From Senate candidate to jail: James Treffinger
These are two of the more vivid recent examples of political dirty tricks. While not always illegal, dirty tricks have become a staple of political campaigns.  They don’t cost much, and they can be devastating — if they don’t backfire and lead their practitioners to prison.  They’re also what give opposition research a bad name, as research and dirty tricks often become synonymous, when in fact they are very different animals.

In itself, there’s nothing wrong with conducting opposition research. The process helps voters distinguish among the candidates by highlighting their records and various (and occasionally evolving) stands on the issues. The problem with opposition research isn’t the fact that it’s collected, but when it’s disseminated in dirty ways.

Because voters frown on negative campaigning (even as they respond to it), candidates work hard to distance themselves from the most virulent attacks on their opponents. As such, these dirty wars are usually waged by front groups that give the candidates plausible deniability when they become public. They rely on the standard tools of leaks to the media and traditional TV advertising, and technology has increasingly made the smear-delivery system more diffuse, less transparent, and in many cases, more lethal. 

Since coming out of jail, Raymond has left politics (“I can’t even vote,” he says). But his bird’s-eye view has given him a unique perspective on the way campaigns operate. He has also shared this perspective in a book, How to Rig an Election: Confessions of a Republican Operative, published earlier this year, and in recent testimony before a congressional panel.

“The way guys like me view the world is through the ‘issue matrix box,” Raymond explains. He draws a box divided up into four quadrants that, he says, represent the four things campaigns are all about: 1) What I say about me, 2) What I say about my opponent, 3) What he says about himself, and 4) What my opponent says about me. This is all that matters, Raymond insists, and this is basically what drives opposition research.

Most research, Raymond adds, is pulling data from public records. “Opposition research is not going through people’s trash,” he says. “It’s tedious, awful work.  Often times, opposition research is about finding the mundane and finding whether it becomes salient in that matrix box.” Opposition research never sees the light of day, he notes, unless it’s poll-tested first.
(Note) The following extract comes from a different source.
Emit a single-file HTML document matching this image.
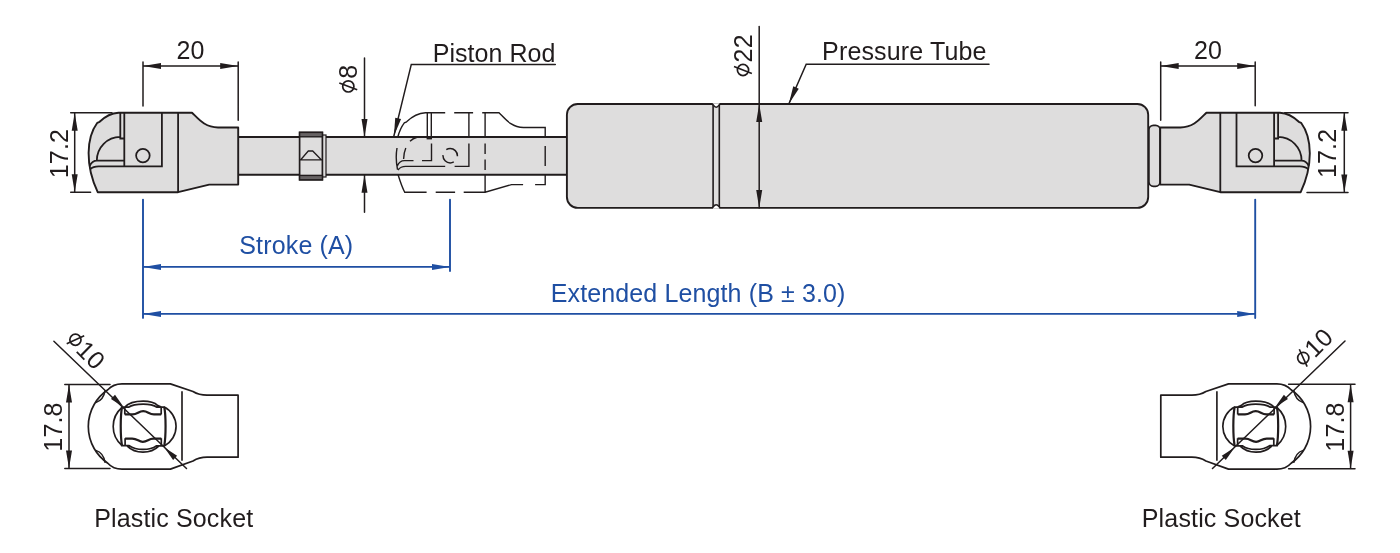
<!DOCTYPE html>
<html><head><meta charset="utf-8"><title>Gas Spring Drawing</title>
<style>html,body{margin:0;padding:0;background:#fff;width:1400px;height:553px;overflow:hidden}
svg{display:block;will-change:transform} text{font-family:"Liberation Sans", sans-serif}</style></head>
<body><svg width="1400" height="553" viewBox="0 0 1400 553" font-family="Liberation Sans, sans-serif" font-size="25" fill="#211c1d" letter-spacing="0.15"><defs><g id="fit"><path d="M118.5,112.7 L192,112.7 C198.5,119 205,127.5 218,127.5 L238.2,127.5 L238.2,184.6 L209.2,184.6 L178.1,192.2 L97.7,192.2 C92,180 88.5,167 88.6,153 C88.7,140 92,130 97.3,122.8 L99.6,121.8 C105,116.5 111,113 118.5,112.7 Z" fill="#dedddd" stroke="#211c1d" stroke-width="1.9" stroke-linejoin="round"/><path d="M120.3,112.7 V138.5 H124.3 M124.3,112.7 V166.6 M120.3,136.8 A23.5,23.8 0 0 0 96.8,160.6 H124.3 M89.6,166 C91,163 93.5,160.6 97,160.6 M90,169.4 C92,167.5 95,166.4 98.6,166.4 H161.9 V112.7 M178.1,112.7 V192.2" fill="none" stroke="#211c1d" stroke-width="1.8"/><circle cx="142.9" cy="155.6" r="6.8" fill="none" stroke="#211c1d" stroke-width="1.75"/></g><g id="sock"><path d="M170.4,383.9 H122 C115.5,383.9 110.5,386.8 107.8,389.8 A44.3,44.3 0 0 0 107.8,463.2 C110.5,466.2 115.5,469.1 122,469.1 H170.4 L193,461 Q199,457.2 207,457.2 L238.1,457.2 L238.1,395.2 L207,395.2 Q199,395.2 193,391.5 Z" fill="#fff" stroke="#211c1d" stroke-width="1.7" stroke-linejoin="round"/><path d="M182,391.3 V460.8 M122,407.5 A24.9,24.9 0 0 0 122,445.5 M163.8,406.8 A22,22 0 0 1 164.3,446 " fill="none" stroke="#211c1d" stroke-width="1.65"/><path d="M124.8,407.2 V414.5 M161.2,407.2 V414.5 M121.5,407.2 H128.5 C132,404.9 137.5,404.1 143.2,404.1 C149,404.1 153.5,404.9 157,407.2 H164.3 M124.6,407.4 C128.5,403 135.5,401.2 143.2,401.2 C150.5,401.2 155,403 157.8,405.6 L162,407.2 M125.1,438.2 V445.6 M161.3,438.2 V445.6 M121.1,445.6 H129.2 C133,448.4 137.5,449.4 143,449.4 C148.5,449.4 153,448.4 156.3,445.8 H165 M127.3,446.2 C131.5,450.5 137,452.2 143,452.2 C149,452.2 154.5,450.5 158.7,446.2 " fill="none" stroke="#211c1d" stroke-width="1.7" stroke-linejoin="round"/><path d="M124.8,414.4 H132.5 C137.5,414.4 138.5,411.1 143.2,411.1 C147.9,411.1 148.9,414.4 153.9,414.4 H161.2 M125.1,438.6 H132.2 C137.5,438.6 138.5,441.8 142.8,441.8 C147.5,441.8 148.5,438.6 153.4,438.6 H161.3 M122,407.2 C120.3,416 120.3,436 122,445.6 M164.3,407.2 C166,416 166,436 164.3,445.6 " fill="none" stroke="#211c1d" stroke-width="2.2" stroke-linejoin="round"/><path d="M95.8,402.6 Q103.6,400.2 105.2,390.2 M95.8,450.4 Q103.6,452.8 105.2,462.8" fill="none" stroke="#211c1d" stroke-width="1.5"/></g></defs><rect x="238.2" y="137" width="330" height="37.8" fill="#dedddd"/><path d="M238.2,137 H568 M238.2,174.8 H568" stroke="#211c1d" stroke-width="1.9"/><use href="#fit"/><path d="M397.8,137 C399.5,130.5 401.5,126.5 404.3,122.8 L406.6,121.8 C412,116.5 418,113 425.5,112.7 H445.2 M454.2,112.7 H473.1 M482.2,112.7 H499 C505,118.5 511,127.5 523.5,127.5 H545.2 V137 M427.3,112.7 V137.5 M431.3,112.7 V137.5 M468.9,112.7 V137 M485.1,112.7 V137 M398,174.5 C400,181 402,187 404.7,192.2 H426.6 M435.7,192.2 H455.1 M463.7,192.2 H485.1 L511.5,184.6 H523.1 M535.1,184.6 H545.2 V174.5 M485.1,174.5 V192.2 M397.3,166 C398.5,163 401,160.6 404.5,160.6 M398,170 C399.5,168 402,166.4 405.6,166.4 H445.2 M454.6,166.4 H468.9 V143.6 M404.5,160.6 H413.5 M422,160.6 H431.5 V143.6 M397,148 C395.8,155 396,162 397.5,169.5 M403.6,159 C403.8,154 404.5,151 405.8,148 M410,141.2 C412,139.2 414.5,137.8 417,137.2 M485.1,143.6 V154 M485.1,159.5 V170 M545.2,146 V166" fill="none" stroke="#211c1d" stroke-width="1.4"/><rect x="426.6" y="136.2" width="5.4" height="3.2" fill="#211c1d"/><circle cx="450.2" cy="155.7" r="7.2" fill="none" stroke="#211c1d" stroke-width="1.5" stroke-dasharray="0.5 7 15.6 6.5 15.6 0"/><rect x="322.4" y="135" width="3.6" height="42" fill="#dedddd" stroke="#211c1d" stroke-width="1.2"/><rect x="299.6" y="132.4" width="22.8" height="47.4" fill="#dedddd" stroke="#211c1d" stroke-width="1.7"/><rect x="299.6" y="132.4" width="22.8" height="4.4" fill="#666263" stroke="#211c1d" stroke-width="1.4"/><rect x="299.6" y="175.4" width="22.8" height="4.4" fill="#666263" stroke="#211c1d" stroke-width="1.4"/><path d="M300.7,159.7 L308.3,151 L312.7,151 L321.3,159.7 M299.6,159.9 H322.4" fill="none" stroke="#211c1d" stroke-width="1.3"/><rect x="566.9" y="104" width="581.3" height="103.9" rx="10.8" fill="#dedddd" stroke="#211c1d" stroke-width="1.9"/><path d="M712.6,104 C713.1,104.6 713.1,105.1 713.1,106.6 V205.3 C713.1,206.8 713.1,207.3 712.6,207.9 M719.8,104 C719.3,104.6 719.3,105.1 719.3,106.6 V205.3 C719.3,206.8 719.3,207.3 719.8,207.9" fill="none" stroke="#211c1d" stroke-width="1.6"/><path d="M712.3,103.2 C713.5,103.8 713.6,107.2 716.2,107.2 C718.8,107.2 718.9,103.8 720.1,103.2 Z M712.3,208.7 C713.5,208.1 713.6,204.7 716.2,204.7 C718.8,204.7 718.9,208.1 720.1,208.7 Z" fill="#fff" stroke="none"/><path d="M712.3,104 C713.5,104.2 713.6,107.2 716.2,107.2 C718.8,107.2 718.9,104.2 720.1,104 M712.3,207.9 C713.5,207.7 713.6,204.7 716.2,204.7 C718.8,204.7 718.9,207.7 720.1,207.9" fill="none" stroke="#211c1d" stroke-width="1.5"/><rect x="1148.9" y="125.4" width="11.2" height="60.9" rx="4.5" fill="#dedddd" stroke="#211c1d" stroke-width="1.7"/><use href="#fit" transform="matrix(-1,0,0,1,1398.4,0)"/><path d="M143,62 V106 M238.2,62 V120.2 M143,65.9 H238.2" stroke="#211c1d" stroke-width="1.5" fill="none" stroke-linecap="round"/><path d="M143.00,65.90 L161.00,62.90 L161.00,68.90 Z" fill="#211c1d"/><path d="M238.20,65.90 L220.20,68.90 L220.20,62.90 Z" fill="#211c1d"/><text x="190.6" y="58.7" text-anchor="middle">20</text><path d="M1160.7,62 V120.3 M1255.2,62 V105.8 M1160.7,65.9 H1255.2" stroke="#211c1d" stroke-width="1.5" fill="none" stroke-linecap="round"/><path d="M1160.70,65.90 L1178.70,62.90 L1178.70,68.90 Z" fill="#211c1d"/><path d="M1255.20,65.90 L1237.20,68.90 L1237.20,62.90 Z" fill="#211c1d"/><text x="1208" y="58.7" text-anchor="middle">20</text><path d="M70.7,112.7 H112 M70.7,192.2 H90.6 M74.7,112.7 V192.2" stroke="#211c1d" stroke-width="1.5" fill="none" stroke-linecap="round"/><path d="M74.70,112.70 L77.70,130.70 L71.70,130.70 Z" fill="#211c1d"/><path d="M74.70,192.20 L71.70,174.20 L77.70,174.20 Z" fill="#211c1d"/><text transform="translate(68,153.6) rotate(-90)" text-anchor="middle">17.2</text><path d="M1284.7,112.7 H1348 M1307,192.6 H1348 M1344.3,112.7 V192.6" stroke="#211c1d" stroke-width="1.5" fill="none" stroke-linecap="round"/><path d="M1344.30,112.70 L1347.30,130.70 L1341.30,130.70 Z" fill="#211c1d"/><path d="M1344.30,192.60 L1341.30,174.60 L1347.30,174.60 Z" fill="#211c1d"/><text transform="translate(1336,153.4) rotate(-90)" text-anchor="middle">17.2</text><path d="M364.5,58 V137 M364.5,212.3 V174.8" stroke="#211c1d" stroke-width="1.5" fill="none" stroke-linecap="round"/><path d="M364.50,137.00 L361.50,119.00 L367.50,119.00 Z" fill="#211c1d"/><path d="M364.50,174.80 L367.50,192.80 L361.50,192.80 Z" fill="#211c1d"/><g transform="translate(356.9,92.4) rotate(-90)"><circle cx="6" cy="-8.6" r="5.6" fill="none" stroke="#211c1d" stroke-width="1.7"/><path d="M2.6,0.3 L9.4,-17.6" stroke="#211c1d" stroke-width="1.6"/><text x="13.6" y="0">8</text></g><path d="M759.2,26.6 V207.9" stroke="#211c1d" stroke-width="1.5" fill="none" stroke-linecap="round"/><path d="M759.20,104.00 L762.20,122.00 L756.20,122.00 Z" fill="#211c1d"/><path d="M759.20,207.90 L756.20,189.90 L762.20,189.90 Z" fill="#211c1d"/><g transform="translate(751.6,76) rotate(-90)"><circle cx="6" cy="-8.6" r="5.6" fill="none" stroke="#211c1d" stroke-width="1.7"/><path d="M2.6,0.3 L9.4,-17.6" stroke="#211c1d" stroke-width="1.6"/><text x="13.6" y="0">22</text></g><text x="432.7" y="61.8" letter-spacing="0.05">Piston Rod</text><path d="M555.3,64.4 H411.3 L393.9,135.9" stroke="#211c1d" stroke-width="1.5" fill="none" stroke-linecap="round"/><path d="M393.90,135.90 L395.24,117.70 L401.07,119.12 Z" fill="#211c1d"/><text x="822.1" y="59.9">Pressure Tube</text><path d="M989,64.3 H806.2 L788.8,104" stroke="#211c1d" stroke-width="1.5" fill="none" stroke-linecap="round"/><path d="M788.80,104.00 L793.28,86.31 L798.77,88.72 Z" fill="#211c1d"/><path d="M143,199.6 V317.9 M450,199.6 V271 M143,266.9 H450 M143,313.9 H1255.2 M1255.2,199.6 V318" stroke="#1f4fa3" stroke-width="1.9" fill="none" stroke-linecap="round"/><path d="M143.00,266.90 L161.00,263.90 L161.00,269.90 Z" fill="#1f4fa3"/><path d="M450.00,266.90 L432.00,269.90 L432.00,263.90 Z" fill="#1f4fa3"/><path d="M143.00,313.90 L161.00,310.90 L161.00,316.90 Z" fill="#1f4fa3"/><path d="M1255.20,313.90 L1237.20,316.90 L1237.20,310.90 Z" fill="#1f4fa3"/><text x="239.3" y="254.4" fill="#1f4fa3">Stroke (A)</text><text x="550.8" y="301.7" fill="#1f4fa3" letter-spacing="0.12">Extended Length (B ± 3.0)</text><use href="#sock"/><use href="#sock" transform="matrix(-1,0,0,1,1398.9,0)"/><path d="M53.9,341.2 L186.5,468.5" stroke="#211c1d" stroke-width="1.5" fill="none" stroke-linecap="round"/><path d="M123.80,407.20 L110.97,398.90 L114.99,394.72 Z" fill="#211c1d"/><path d="M164.30,447.40 L177.13,455.70 L173.11,459.88 Z" fill="#211c1d"/><g transform="translate(65.1,341.6) rotate(45)"><circle cx="6" cy="-8.6" r="5.6" fill="none" stroke="#211c1d" stroke-width="1.7"/><path d="M2.6,0.3 L9.4,-17.6" stroke="#211c1d" stroke-width="1.6"/><text x="13.6" y="0">10</text></g><path d="M64.8,384.6 H110 M64.8,468.6 H110 M69,384.6 V468.6" stroke="#211c1d" stroke-width="1.5" fill="none" stroke-linecap="round"/><path d="M69.00,384.60 L72.00,402.60 L66.00,402.60 Z" fill="#211c1d"/><path d="M69.00,468.60 L66.00,450.60 L72.00,450.60 Z" fill="#211c1d"/><text transform="translate(62.1,427) rotate(-90)" text-anchor="middle">17.8</text><path d="M1345,341 L1212.5,468.5" stroke="#211c1d" stroke-width="1.5" fill="none" stroke-linecap="round"/><path d="M1275.10,407.20 L1283.91,394.72 L1287.93,398.90 Z" fill="#211c1d"/><path d="M1234.60,447.40 L1225.79,459.88 L1221.77,455.70 Z" fill="#211c1d"/><g transform="translate(1305.1,368.3) rotate(-45)"><circle cx="6" cy="-8.6" r="5.6" fill="none" stroke="#211c1d" stroke-width="1.7"/><path d="M2.6,0.3 L9.4,-17.6" stroke="#211c1d" stroke-width="1.6"/><text x="13.6" y="0">10</text></g><path d="M1288.6,384.2 H1355 M1288.6,468.7 H1355 M1350.6,384.2 V468.7" stroke="#211c1d" stroke-width="1.5" fill="none" stroke-linecap="round"/><path d="M1350.60,384.20 L1353.60,402.20 L1347.60,402.20 Z" fill="#211c1d"/><path d="M1350.60,468.70 L1347.60,450.70 L1353.60,450.70 Z" fill="#211c1d"/><text transform="translate(1343.7,427) rotate(-90)" text-anchor="middle">17.8</text><text x="94.2" y="526.8">Plastic Socket</text><text x="1141.8" y="526.8">Plastic Socket</text></svg></body></html>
In research, you want to prompt a response from voters that’s totally predictable. Raymond says, “It’s about getting people to reveal their worst nature.”

1988 Democratic nominee Michael Dukakis’s famous tank ride
Once the polls indicate what the hot-button issues are going to be, a campaign uses the research to craft a narrative, the “Al Gore is a liar” and “George Bush is an amiable dunce” story lines that lure voters into viewing the candidates through a predetermined prism. “It’s not so much about the truth as it is about the truth as I tell it to you,” Raymond says.

While campaigns often get blamed for digging up dirt on candidates, sometimes the dirt comes to them, and then they have to wrestle with how to make it public. Raymond says he once heard a lecture from the late Greg Stevens, a legendary GOP media consultant. Stevens worked for George H.W. Bush in 1988, and is responsible for making the famous ad of Michael Dukakis looking ridiculous driving around in a tank. Although the Dukakis campaign itself staged the event publicly, Raymond says that Stevens told the class that he had actually received the footage of Dukakis in the tank anonymously. It showed up in an envelope in his office, and it took some doing trying to figure out if they could actually use it.

Traditional opposition research also relies heavily on the mainstream media to give it credibility, so oftentimes the real dirt that campaigns turn up doesn’t get used largely because the media won’t touch it. The nastiest personal allegations are also rarely delivered from the campaigns themselves, but rather from outside groups that have taken on the job of the dirtier work.

How you get information is critical, says Raymond, because you can open yourself up to criminal charges. It’s also risky with the public, which can frown on nasty personal attacks that aren’t relevant to the election. That’s why despite its reputation, opposition research tends to be less looking for mistresses and more at questions like, “How much money do they get, why and from where?” Raymond says.

When the public thinks about candidates digging up dirt on each other, there’s always this sense that the campaigns have dispatched shadowy private investigators who snoop around for personal transgressions of their opponents. In fact, if political consultants are to be believed, very few campaigns anymore engage private investigators. Raymond says that, if it were done at all, a candidate would probably subcontract those services through a law firm so that the information doesn’t have to be publicly disclosed. The private investigators are hired to collect the information that isn’t in the public records, things like what the ex-wife has to say about a candidate, or how his former business partners feel about him. But seasoned opposition-research veterans say that private investigators usually don’t produce much, and that it’s safer to handle research from inside the campaign where controls are in place to keep people from crossing the line into the illegal.